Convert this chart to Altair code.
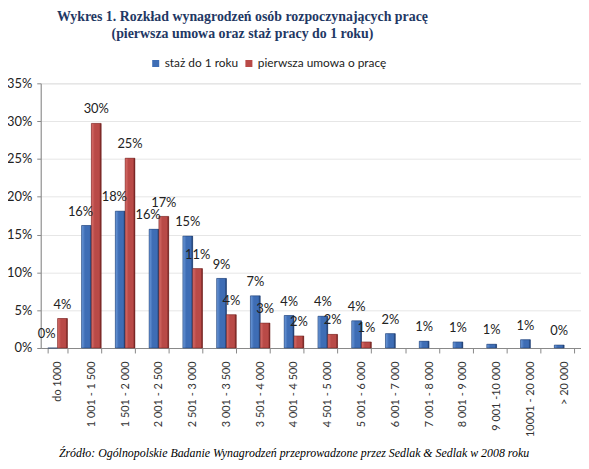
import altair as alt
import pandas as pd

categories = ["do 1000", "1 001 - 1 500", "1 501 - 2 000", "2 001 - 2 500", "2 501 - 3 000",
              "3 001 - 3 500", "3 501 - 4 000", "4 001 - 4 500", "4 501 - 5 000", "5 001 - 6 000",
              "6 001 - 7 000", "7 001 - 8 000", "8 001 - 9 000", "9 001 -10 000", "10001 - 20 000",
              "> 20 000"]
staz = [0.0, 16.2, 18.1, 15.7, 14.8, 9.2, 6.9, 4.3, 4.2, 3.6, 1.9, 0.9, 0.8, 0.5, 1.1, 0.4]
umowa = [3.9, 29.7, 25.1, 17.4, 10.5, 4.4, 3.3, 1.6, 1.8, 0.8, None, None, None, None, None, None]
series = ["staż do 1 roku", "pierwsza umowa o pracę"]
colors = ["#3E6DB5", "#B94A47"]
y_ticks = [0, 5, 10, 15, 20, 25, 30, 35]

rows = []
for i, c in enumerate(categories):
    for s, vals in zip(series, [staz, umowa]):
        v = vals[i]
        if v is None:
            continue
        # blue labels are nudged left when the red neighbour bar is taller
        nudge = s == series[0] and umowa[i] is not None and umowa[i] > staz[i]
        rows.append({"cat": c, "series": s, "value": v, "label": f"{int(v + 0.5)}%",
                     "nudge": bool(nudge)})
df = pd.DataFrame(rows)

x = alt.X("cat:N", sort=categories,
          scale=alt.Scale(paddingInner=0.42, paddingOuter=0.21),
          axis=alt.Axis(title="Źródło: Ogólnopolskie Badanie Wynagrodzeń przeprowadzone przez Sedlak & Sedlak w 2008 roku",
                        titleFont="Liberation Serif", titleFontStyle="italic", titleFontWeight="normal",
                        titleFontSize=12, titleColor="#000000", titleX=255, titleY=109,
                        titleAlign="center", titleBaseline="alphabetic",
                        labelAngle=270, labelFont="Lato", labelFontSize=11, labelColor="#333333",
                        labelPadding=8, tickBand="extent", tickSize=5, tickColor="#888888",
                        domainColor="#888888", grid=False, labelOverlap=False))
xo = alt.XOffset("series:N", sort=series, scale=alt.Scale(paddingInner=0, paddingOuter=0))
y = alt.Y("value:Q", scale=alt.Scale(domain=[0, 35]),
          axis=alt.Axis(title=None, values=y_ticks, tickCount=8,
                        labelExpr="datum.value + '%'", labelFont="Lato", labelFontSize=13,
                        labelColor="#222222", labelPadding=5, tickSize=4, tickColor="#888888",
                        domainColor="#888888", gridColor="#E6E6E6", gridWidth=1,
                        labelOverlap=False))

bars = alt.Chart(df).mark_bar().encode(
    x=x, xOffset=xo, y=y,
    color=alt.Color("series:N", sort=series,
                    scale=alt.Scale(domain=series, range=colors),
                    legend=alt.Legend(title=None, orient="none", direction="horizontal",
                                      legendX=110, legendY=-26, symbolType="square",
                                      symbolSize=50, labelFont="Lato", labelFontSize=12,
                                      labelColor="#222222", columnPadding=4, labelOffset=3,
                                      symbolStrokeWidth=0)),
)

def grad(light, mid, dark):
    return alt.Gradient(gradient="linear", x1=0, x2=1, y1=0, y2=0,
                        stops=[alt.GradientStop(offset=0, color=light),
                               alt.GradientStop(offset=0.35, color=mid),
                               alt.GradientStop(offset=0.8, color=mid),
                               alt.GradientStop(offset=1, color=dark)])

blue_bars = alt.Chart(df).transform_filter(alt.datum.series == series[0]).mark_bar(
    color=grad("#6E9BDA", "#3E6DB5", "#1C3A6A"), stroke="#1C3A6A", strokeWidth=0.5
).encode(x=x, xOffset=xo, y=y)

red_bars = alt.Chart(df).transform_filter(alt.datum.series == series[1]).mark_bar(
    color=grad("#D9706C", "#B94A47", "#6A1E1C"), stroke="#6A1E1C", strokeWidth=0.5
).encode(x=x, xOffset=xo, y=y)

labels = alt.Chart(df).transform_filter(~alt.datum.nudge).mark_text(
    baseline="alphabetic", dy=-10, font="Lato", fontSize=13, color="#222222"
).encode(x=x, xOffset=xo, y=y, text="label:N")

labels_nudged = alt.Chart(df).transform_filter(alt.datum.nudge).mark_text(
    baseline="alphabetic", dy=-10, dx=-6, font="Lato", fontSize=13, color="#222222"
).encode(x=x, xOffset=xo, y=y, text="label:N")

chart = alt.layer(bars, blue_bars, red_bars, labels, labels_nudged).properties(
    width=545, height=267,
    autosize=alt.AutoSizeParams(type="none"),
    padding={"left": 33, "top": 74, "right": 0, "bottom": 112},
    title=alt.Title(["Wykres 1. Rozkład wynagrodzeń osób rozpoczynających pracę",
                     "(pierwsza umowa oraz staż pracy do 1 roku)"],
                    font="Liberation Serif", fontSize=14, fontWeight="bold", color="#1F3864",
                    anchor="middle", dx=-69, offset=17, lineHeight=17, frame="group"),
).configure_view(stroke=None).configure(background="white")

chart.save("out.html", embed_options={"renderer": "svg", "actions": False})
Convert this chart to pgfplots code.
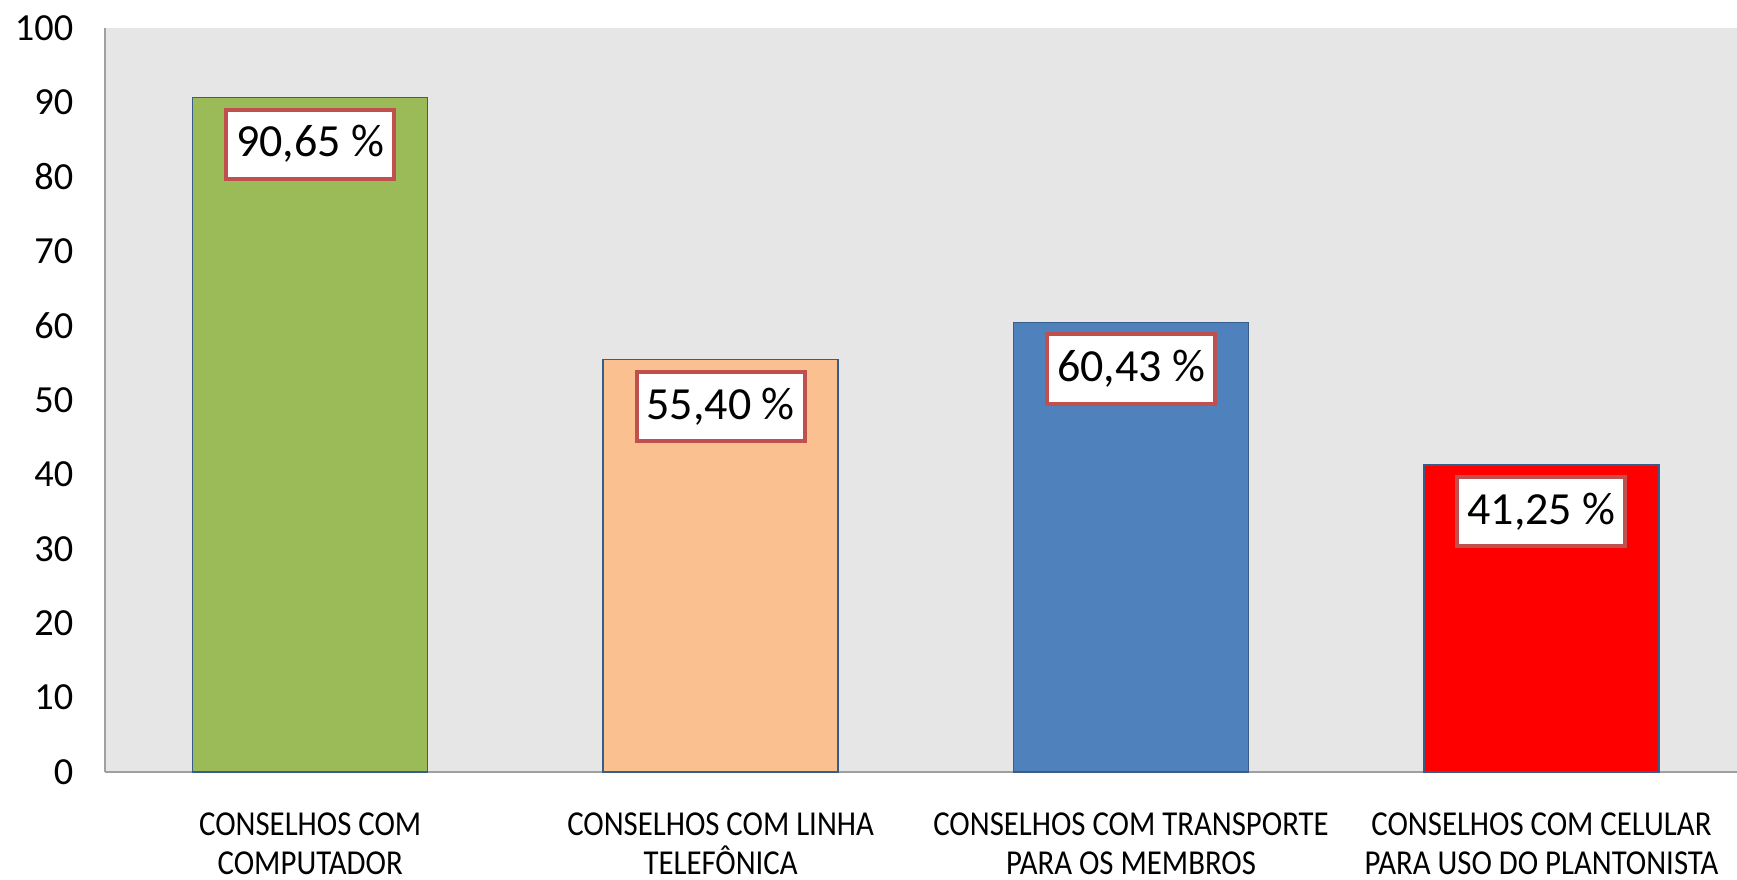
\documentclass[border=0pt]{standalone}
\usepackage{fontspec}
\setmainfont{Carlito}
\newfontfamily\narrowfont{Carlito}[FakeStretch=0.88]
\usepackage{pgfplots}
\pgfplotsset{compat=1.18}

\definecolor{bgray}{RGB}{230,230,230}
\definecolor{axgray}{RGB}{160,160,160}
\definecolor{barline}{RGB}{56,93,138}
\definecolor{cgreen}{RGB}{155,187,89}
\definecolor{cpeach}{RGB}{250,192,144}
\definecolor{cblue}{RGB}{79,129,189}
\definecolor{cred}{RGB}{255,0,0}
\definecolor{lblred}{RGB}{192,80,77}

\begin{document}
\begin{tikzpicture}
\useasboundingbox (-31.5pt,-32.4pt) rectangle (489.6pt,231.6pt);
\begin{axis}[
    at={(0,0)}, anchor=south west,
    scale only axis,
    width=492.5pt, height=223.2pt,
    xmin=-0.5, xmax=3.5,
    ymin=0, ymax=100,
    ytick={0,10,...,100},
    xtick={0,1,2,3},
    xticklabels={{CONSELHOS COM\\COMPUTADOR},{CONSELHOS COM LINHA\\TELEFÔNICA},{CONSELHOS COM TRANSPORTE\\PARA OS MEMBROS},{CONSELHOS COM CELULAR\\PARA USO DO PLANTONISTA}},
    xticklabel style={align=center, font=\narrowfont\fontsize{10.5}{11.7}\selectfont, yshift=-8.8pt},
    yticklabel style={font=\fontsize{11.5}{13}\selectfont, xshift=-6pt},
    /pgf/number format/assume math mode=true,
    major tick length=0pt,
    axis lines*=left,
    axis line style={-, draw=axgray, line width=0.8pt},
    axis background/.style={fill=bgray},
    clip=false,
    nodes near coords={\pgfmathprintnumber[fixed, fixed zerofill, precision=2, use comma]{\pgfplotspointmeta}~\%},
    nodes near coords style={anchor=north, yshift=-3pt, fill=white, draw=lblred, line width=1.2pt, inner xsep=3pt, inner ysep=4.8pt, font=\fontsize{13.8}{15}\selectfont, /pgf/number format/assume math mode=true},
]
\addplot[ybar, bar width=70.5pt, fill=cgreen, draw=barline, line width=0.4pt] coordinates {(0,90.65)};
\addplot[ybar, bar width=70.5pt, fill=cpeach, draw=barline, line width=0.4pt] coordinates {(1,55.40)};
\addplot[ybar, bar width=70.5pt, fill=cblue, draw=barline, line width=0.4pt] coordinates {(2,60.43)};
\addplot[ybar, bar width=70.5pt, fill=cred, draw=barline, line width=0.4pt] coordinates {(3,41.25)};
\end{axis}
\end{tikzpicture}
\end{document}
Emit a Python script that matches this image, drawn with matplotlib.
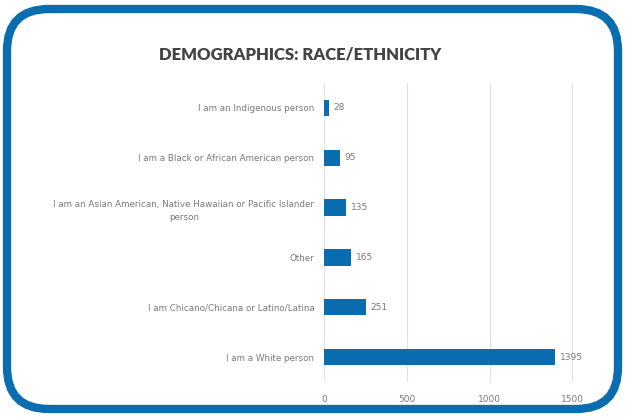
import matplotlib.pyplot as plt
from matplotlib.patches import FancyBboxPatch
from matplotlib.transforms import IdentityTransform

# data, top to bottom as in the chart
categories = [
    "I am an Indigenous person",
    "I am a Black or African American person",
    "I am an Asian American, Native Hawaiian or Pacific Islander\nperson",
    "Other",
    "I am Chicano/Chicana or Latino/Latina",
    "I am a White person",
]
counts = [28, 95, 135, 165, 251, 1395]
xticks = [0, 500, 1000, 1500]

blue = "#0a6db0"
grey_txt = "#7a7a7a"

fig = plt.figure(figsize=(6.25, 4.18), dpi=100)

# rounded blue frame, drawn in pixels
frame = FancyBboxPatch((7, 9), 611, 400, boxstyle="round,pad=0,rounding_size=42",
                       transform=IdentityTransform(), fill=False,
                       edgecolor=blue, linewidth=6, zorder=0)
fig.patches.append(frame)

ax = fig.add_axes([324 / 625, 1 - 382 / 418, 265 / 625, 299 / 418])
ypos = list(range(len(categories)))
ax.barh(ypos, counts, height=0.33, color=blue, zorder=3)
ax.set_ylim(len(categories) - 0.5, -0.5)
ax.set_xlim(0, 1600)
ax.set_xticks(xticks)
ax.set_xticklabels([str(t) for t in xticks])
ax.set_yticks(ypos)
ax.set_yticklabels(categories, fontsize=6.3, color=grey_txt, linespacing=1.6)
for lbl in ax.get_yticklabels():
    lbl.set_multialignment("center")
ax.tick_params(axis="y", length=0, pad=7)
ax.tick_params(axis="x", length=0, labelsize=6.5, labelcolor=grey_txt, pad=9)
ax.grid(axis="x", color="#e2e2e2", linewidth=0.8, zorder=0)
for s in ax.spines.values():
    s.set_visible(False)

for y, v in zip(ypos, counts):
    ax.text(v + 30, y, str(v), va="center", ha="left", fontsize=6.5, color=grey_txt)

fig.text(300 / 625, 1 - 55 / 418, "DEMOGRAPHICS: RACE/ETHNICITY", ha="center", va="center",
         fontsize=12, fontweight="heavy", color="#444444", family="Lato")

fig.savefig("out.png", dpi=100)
——————————
### STATED EXERCISE
From the entries above, copy exactly the lines starting at the one with "Emit a Python" and stopping at the one with "s.set_visible(False)", keeping both ends. Drop the pictures.

### THE SOLUTION
Emit a Python script that matches this image, drawn with matplotlib.
import matplotlib.pyplot as plt
from matplotlib.patches import FancyBboxPatch
from matplotlib.transforms import IdentityTransform

# data, top to bottom as in the chart
categories = [
    "I am an Indigenous person",
    "I am a Black or African American person",
    "I am an Asian American, Native Hawaiian or Pacific Islander\nperson",
    "Other",
    "I am Chicano/Chicana or Latino/Latina",
    "I am a White person",
]
counts = [28, 95, 135, 165, 251, 1395]
xticks = [0, 500, 1000, 1500]

blue = "#0a6db0"
grey_txt = "#7a7a7a"

fig = plt.figure(figsize=(6.25, 4.18), dpi=100)

# rounded blue frame, drawn in pixels
frame = FancyBboxPatch((7, 9), 611, 400, boxstyle="round,pad=0,rounding_size=42",
                       transform=IdentityTransform(), fill=False,
                       edgecolor=blue, linewidth=6, zorder=0)
fig.patches.append(frame)

ax = fig.add_axes([324 / 625, 1 - 382 / 418, 265 / 625, 299 / 418])
ypos = list(range(len(categories)))
ax.barh(ypos, counts, height=0.33, color=blue, zorder=3)
ax.set_ylim(len(categories) - 0.5, -0.5)
ax.set_xlim(0, 1600)
ax.set_xticks(xticks)
ax.set_xticklabels([str(t) for t in xticks])
ax.set_yticks(ypos)
ax.set_yticklabels(categories, fontsize=6.3, color=grey_txt, linespacing=1.6)
for lbl in ax.get_yticklabels():
    lbl.set_multialignment("center")
ax.tick_params(axis="y", length=0, pad=7)
ax.tick_params(axis="x", length=0, labelsize=6.5, labelcolor=grey_txt, pad=9)
ax.grid(axis="x", color="#e2e2e2", linewidth=0.8, zorder=0)
for s in ax.spines.values():
    s.set_visible(False)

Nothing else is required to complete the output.